Bonus: he also taught me water-witching that same week. There are people who will tell you that I was already good at the witchy part. Don't listen to them.

I survived today, obviously. There were some glitches, including one important function that was working last night but crapped out this morning and another important function whose launch is just going to have to be delayed for several months. Grrrrr. The day was hot and humid, a few F-bombs were dropped, I got carsick. I am, however, a goddess now. Ctrl+C, Ctrl+V, Ctrl+V, Ctrl+V, Ctrl+V, Ctrl+V, Ctrl+V, Ctrl+V is way faster than writing the required comments on paper.

5 comments:

Steve Bates said...

I worship at your feet, goddess. :)

My favorite desk-jockey-in-the-field story involves one of my music students at that small university 25 years ago. I taught recorder, the musical instrument (google it if you need to). This student, a big, burly, friendly, good-looking guy, was a geophysicist whose job occasionally required him to go out to rigs with the roughnecks. Most of the 18th-century recorder literature is best suited to the alto recorder, but it's not exactly a convenient pocket instrument (assembled, it's 16" to 18" long), so this fellow carried a sopranino recorder, half the length of an alto and an octave higher. He would practice out of sight of the workers, the sound covered by the ambient noise... but one day he got caught. He never lived it down... a gigantic man, playing a tiny instrument, one with a noticeably phallic shape that even three centuries ago people made jokes about...

hipparchia said...

really?! you were there?! three centuries ago?!

hehehehhee. a delightful story! thanks. i am musically klutzy, but have taken music lessons of many kinds for many years, among them the recorder.

Steve Bates said...

I'm pretty old, hipparchia, but not quite THAT old. Amazingly, those folks three centuries ago printed their jokes... they even wrote songs in which the shape of the recorder is referred to, with an audible wicked grin. Michael Powell would have been horrified!

Instruments were often used symbolically in, say, Bach's works. Recorder always symbolized one of two things that we would think of as opposites... either ascending to heaven, or the obvious sexual reference. No hobgoblin of foolish consistency afflicted their minds back then!

Keifus said...

Probably good thing you didn't google "fucking herpes," or "salamander-jacking" for that matter. I can only imagine.

Steve, it's my limited understanding that the flute and the recorder were basically, for a few good centuries, the same thing (at least in some places, or so I remember), that the standard flute, with the hole you blow across is a later orchestral invention. May be mis-remembering though.

K (insomina blows)

aoetlv: virtual aioli (spread on my imaginary sandwich)

Steve Bates said...

Keifus, it's more complicated than that... isn't everything? :)

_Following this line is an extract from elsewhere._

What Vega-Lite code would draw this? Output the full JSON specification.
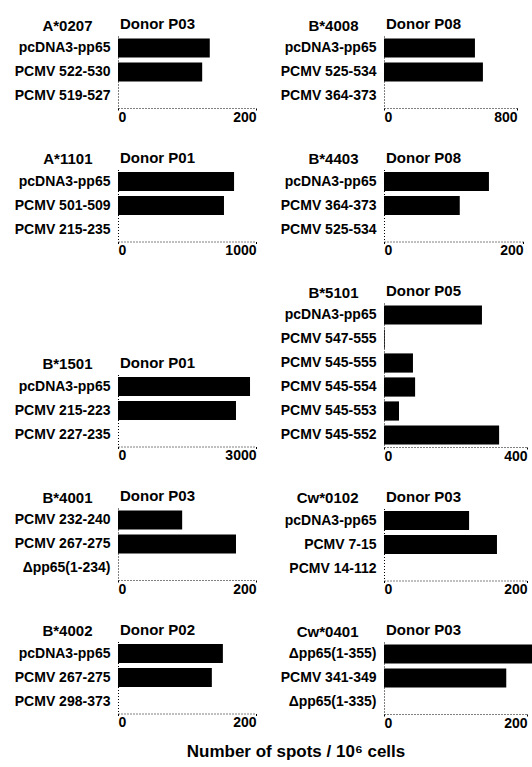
{
  "$schema": "https://vega.github.io/schema/vega-lite/v6.json",
  "padding": {"left": 14, "top": 17, "right": 0, "bottom": 2},
  "background": "white",
  "data": {"values": [
    {"panel": "A*0207", "label": "pcDNA3-pp65", "value": 133},
    {"panel": "A*0207", "label": "PCMV 522-530", "value": 122},
    {"panel": "A*0207", "label": "PCMV 519-527", "value": 0},
    {"panel": "B*4008", "label": "pcDNA3-pp65", "value": 547},
    {"panel": "B*4008", "label": "PCMV 525-534", "value": 595},
    {"panel": "B*4008", "label": "PCMV 364-373", "value": 0},
    {"panel": "A*1101", "label": "pcDNA3-pp65", "value": 841},
    {"panel": "A*1101", "label": "PCMV 501-509", "value": 768},
    {"panel": "A*1101", "label": "PCMV 215-235", "value": 0},
    {"panel": "B*4403", "label": "pcDNA3-pp65", "value": 151},
    {"panel": "B*4403", "label": "PCMV 364-373", "value": 109},
    {"panel": "B*4403", "label": "PCMV 525-534", "value": 0},
    {"panel": "B*1501", "label": "pcDNA3-pp65", "value": 2870},
    {"panel": "B*1501", "label": "PCMV 215-223", "value": 2565},
    {"panel": "B*1501", "label": "PCMV 227-235", "value": 0},
    {"panel": "B*5101", "label": "pcDNA3-pp65", "value": 274},
    {"panel": "B*5101", "label": "PCMV 547-555", "value": 2},
    {"panel": "B*5101", "label": "PCMV 545-555", "value": 81},
    {"panel": "B*5101", "label": "PCMV 545-554", "value": 87},
    {"panel": "B*5101", "label": "PCMV 545-553", "value": 42},
    {"panel": "B*5101", "label": "PCMV 545-552", "value": 322},
    {"panel": "B*4001", "label": "PCMV 232-240", "value": 93},
    {"panel": "B*4001", "label": "PCMV 267-275", "value": 171},
    {"panel": "B*4001", "label": "Δpp65(1-234)", "value": 0},
    {"panel": "Cw*0102", "label": "pcDNA3-pp65", "value": 119},
    {"panel": "Cw*0102", "label": "PCMV 7-15", "value": 158},
    {"panel": "Cw*0102", "label": "PCMV 14-112", "value": 0},
    {"panel": "B*4002", "label": "pcDNA3-pp65", "value": 152},
    {"panel": "B*4002", "label": "PCMV 267-275", "value": 136},
    {"panel": "B*4002", "label": "PCMV 298-373", "value": 0},
    {"panel": "Cw*0401", "label": "Δpp65(1-355)", "value": 215},
    {"panel": "Cw*0401", "label": "PCMV 341-349", "value": 171},
    {"panel": "Cw*0401", "label": "Δpp65(1-335)", "value": 0}
  ]},
  "title": {"text": "Number of spots / 10⁶ cells", "orient": "bottom", "anchor": "middle", "frame": "bounds", "offset": 14, "dx": 20, "fontSize": 17},
  "spacing": 23,
  "hconcat": [
    {"spacing": 26.5, "vconcat": [
      {"width": 138, "height": 72, "title": {"text": "Donor  P03"},
       "transform": [{"filter": "datum.panel === 'A*0207'"}],
       "mark": {"type": "bar", "color": "black"},
       "encoding": {
         "y": {"field": "label", "type": "nominal", "sort": null, "axis": {"title": "A*0207"}},
         "x": {"field": "value", "type": "quantitative", "scale": {"domain": [0, 200], "nice": false}, "axis": {"values": [0, 200], "title": null}}}},
      {"width": 138, "height": 72, "title": {"text": "Donor  P01"},
       "transform": [{"filter": "datum.panel === 'A*1101'"}],
       "mark": {"type": "bar", "color": "black"},
       "encoding": {
         "y": {"field": "label", "type": "nominal", "sort": null, "axis": {"title": "A*1101"}},
         "x": {"field": "value", "type": "quantitative", "scale": {"domain": [0, 1000], "nice": false}, "axis": {"values": [0, 1000], "title": null}}}},
      {"width": 138, "height": 45, "data": {"values": []}, "mark": "point"},
      {"width": 138, "height": 72, "title": {"text": "Donor  P01"},
       "transform": [{"filter": "datum.panel === 'B*1501'"}],
       "mark": {"type": "bar", "color": "black"},
       "encoding": {
         "y": {"field": "label", "type": "nominal", "sort": null, "axis": {"title": "B*1501"}},
         "x": {"field": "value", "type": "quantitative", "scale": {"domain": [0, 3000], "nice": false}, "axis": {"values": [0, 3000], "title": null}}}},
      {"width": 138, "height": 72, "title": {"text": "Donor  P03"},
       "transform": [{"filter": "datum.panel === 'B*4001'"}],
       "mark": {"type": "bar", "color": "black"},
       "encoding": {
         "y": {"field": "label", "type": "nominal", "sort": null, "axis": {"title": "B*4001"}},
         "x": {"field": "value", "type": "quantitative", "scale": {"domain": [0, 200], "nice": false}, "axis": {"values": [0, 200], "title": null}}}},
      {"width": 138, "height": 72, "title": {"text": "Donor  P02"},
       "transform": [{"filter": "datum.panel === 'B*4002'"}],
       "mark": {"type": "bar", "color": "black"},
       "encoding": {
         "y": {"field": "label", "type": "nominal", "sort": null, "axis": {"title": "B*4002"}},
         "x": {"field": "value", "type": "quantitative", "scale": {"domain": [0, 200], "nice": false}, "axis": {"values": [0, 200], "title": null}}}}
    ]},
    {"spacing": 26.5, "vconcat": [
      {"width": 133, "height": 72, "title": {"text": "Donor  P08"},
       "transform": [{"filter": "datum.panel === 'B*4008'"}],
       "mark": {"type": "bar", "color": "black"},
       "encoding": {
         "y": {"field": "label", "type": "nominal", "sort": null, "axis": {"title": "B*4008"}},
         "x": {"field": "value", "type": "quantitative", "scale": {"domain": [0, 800], "nice": false}, "axis": {"values": [0, 800], "title": null}}}},
      {"width": 139, "height": 72, "title": {"text": "Donor  P08"},
       "transform": [{"filter": "datum.panel === 'B*4403'"}],
       "mark": {"type": "bar", "color": "black"},
       "encoding": {
         "y": {"field": "label", "type": "nominal", "sort": null, "axis": {"title": "B*4403"}},
         "x": {"field": "value", "type": "quantitative", "scale": {"domain": [0, 200], "nice": false}, "axis": {"values": [0, 200], "title": null}}}},
      {"width": 143, "height": 144, "title": {"text": "Donor  P05"},
       "transform": [{"filter": "datum.panel === 'B*5101'"}],
       "mark": {"type": "bar", "color": "black"},
       "encoding": {
         "y": {"field": "label", "type": "nominal", "sort": null, "axis": {"title": "B*5101"}},
         "x": {"field": "value", "type": "quantitative", "scale": {"domain": [0, 400], "nice": false}, "axis": {"values": [0, 400], "title": null}}}},
      {"width": 143, "height": 72, "title": {"text": "Donor  P03"},
       "transform": [{"filter": "datum.panel === 'Cw*0102'"}],
       "mark": {"type": "bar", "color": "black"},
       "encoding": {
         "y": {"field": "label", "type": "nominal", "sort": null, "axis": {"title": "Cw*0102"}},
         "x": {"field": "value", "type": "quantitative", "scale": {"domain": [0, 200], "nice": false}, "axis": {"values": [0, 200], "title": null}}}},
      {"width": 143, "height": 72, "title": {"text": "Donor  P03"},
       "transform": [{"filter": "datum.panel === 'Cw*0401'"}],
       "mark": {"type": "bar", "color": "black"},
       "encoding": {
         "y": {"field": "label", "type": "nominal", "sort": null, "axis": {"title": "Cw*0401"}},
         "x": {"field": "value", "type": "quantitative", "scale": {"domain": [0, 200], "nice": false}, "axis": {"values": [0, 200], "title": null}}}}
    ]}
  ],
  "config": {
    "view": {"stroke": null},
    "font": "Liberation Sans",
    "scale": {"bandPaddingInner": 0.2, "bandPaddingOuter": 0.1},
    "axis": {"labelFont": "Liberation Sans", "labelFontWeight": "bold", "labelColor": "black", "domainColor": "black", "domainDash": [1, 2], "tickColor": "black", "grid": false, "titleFont": "Liberation Sans", "titleColor": "black"},
    "axisY": {"ticks": false, "labelFontSize": 14, "labelPadding": 8, "labelLimit": 200, "titleAngle": 0, "titleAlign": "right", "titleBaseline": "alphabetic", "titleX": -26, "titleY": -6, "titleFontSize": 15, "titleFontWeight": "bold"},
    "axisX": {"labelFontSize": 14, "labelFlush": true, "tickSize": 2, "labelPadding": 0, "format": "d"},
    "title": {"font": "Liberation Sans", "fontSize": 15, "fontWeight": "bold", "color": "black", "frame": "group", "anchor": "start", "offset": -14, "dx": 2}
  }
}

In late 17th- and some of 18th-century England, the word "flute" (sometimes "common flute") meant recorder; that may account for the confusion. If you wanted to talk about the ancestor of today's transverse (cross-blown) flute, you called it "German flute." The dates of their origin, or of their importation into Western culture, are subject to debate, but some version of both instruments appears in Europe somewhere between the 12th and 14th centuries, with the cross-blown flute usually thought to have come first... no surprise there, as it is, in its primitive form, far easier to make.

In practical terms, from a player's standpoint, the two instruments are very different from one another, and I speak from decades of personal experience with both. Ability to play one of them most certainly does not confer ability to play the other! From teaching several professional modern wind instrument players to play recorder, I've observed that modern oboists find it easier than modern flutists... who'd a thunk it.